-- begin Data provided --

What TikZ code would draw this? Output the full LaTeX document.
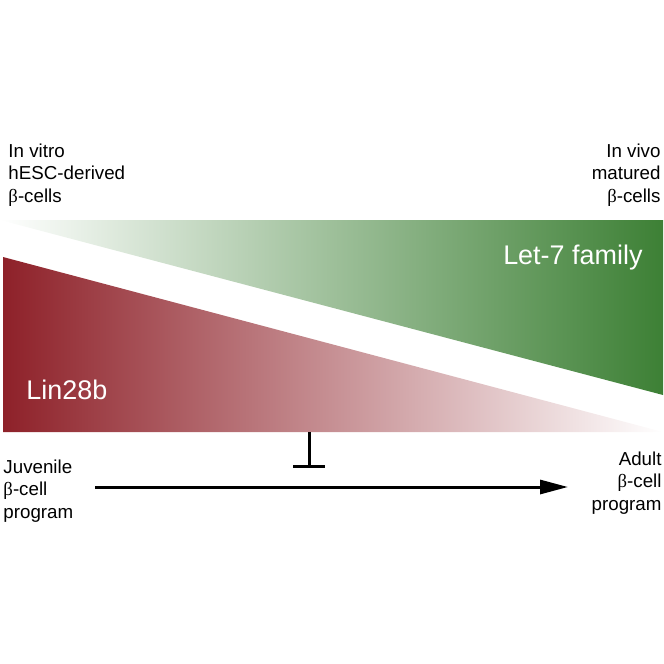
\documentclass[tikz,border=0pt]{standalone}
\usepackage{fontspec}
\setmainfont{Liberation Sans}
\newfontfamily\betafont{Liberation Serif}
\usetikzlibrary{arrows.meta, positioning}
\definecolor{inkcolor}{HTML}{000000}
\definecolor{lingrad}{HTML}{8E2129}
\definecolor{letgrad}{HTML}{3D8035}
\newcommand{\bta}{{\betafont β}}

\begin{document}
\begin{tikzpicture}[
  x=0.03cm, y=-0.03cm,
  every node/.style={font=\fontsize{16}{19.1}\selectfont, inner sep=0pt},
  thick,
]

\tikzset{
  stagelabel/.style={text=inkcolor},
  leftlabel/.style={stagelabel, anchor=base west, align=left},
  rightlabel/.style={stagelabel, anchor=base east, align=right},
  genelabel/.style={text=white, font=\fontsize{23}{27}\selectfont},
  flowline/.style={-{Triangle[length=8.4mm, width=4.2mm]}, inkcolor, line width=0.9mm},
  blockline/.style={-{Bar[width=9.4mm, line width=0.9mm]}, inkcolor, line width=0.9mm},
}

\useasboundingbox (0,0) rectangle (664,664);

% ---------------------------------------------------------------
% Gradients: let-7 rises, Lin28b falls
% ---------------------------------------------------------------
\shade[left color=white, right color=letgrad]
  (0,220) -- (663,220) -- (663,395) -- cycle;
\shade[left color=lingrad, right color=white]
  (3,257) -- (663,432) -- (3,432) -- cycle;

\node[genelabel, anchor=base east] (let7) at (643,264) {Let-7 family};
\node[genelabel, anchor=base west] (lin28) at (26,399) {Lin28b};

% ---------------------------------------------------------------
% Cell sources (base = last line)
% ---------------------------------------------------------------
\node[leftlabel]  (invitro) at (8,202)  {In vitro\\hESC-derived\\\bta-cells};
\node[rightlabel] (invivo)  at (661,202) {In vivo\\matured\\\bta-cells};

% ---------------------------------------------------------------
% Programs
% ---------------------------------------------------------------
\node[leftlabel]  (juvenile) at (3,518)   {Juvenile\\\bta-cell\\program};
\node[rightlabel] (adult)    at (662,510) {Adult\\\bta-cell\\program};

\coordinate (arrowstart) at (95,487);
\coordinate (arrowend)   at (568,487);
\coordinate (blocktop)   at (309,432);
\coordinate (blockend)   at (309,468);

\draw[flowline]  (arrowstart) -- (arrowend);
\draw[blockline] (blocktop) -- (blockend);

\end{tikzpicture}
\end{document}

-- end Data provided --

▶ _Stated goal_
Extract every line containing the string "draw" from the data above.

▶ _Task answer_
What TikZ code would draw this? Output the full LaTeX document.
\draw[flowline]  (arrowstart) -- (arrowend);
\draw[blockline] (blocktop) -- (blockend);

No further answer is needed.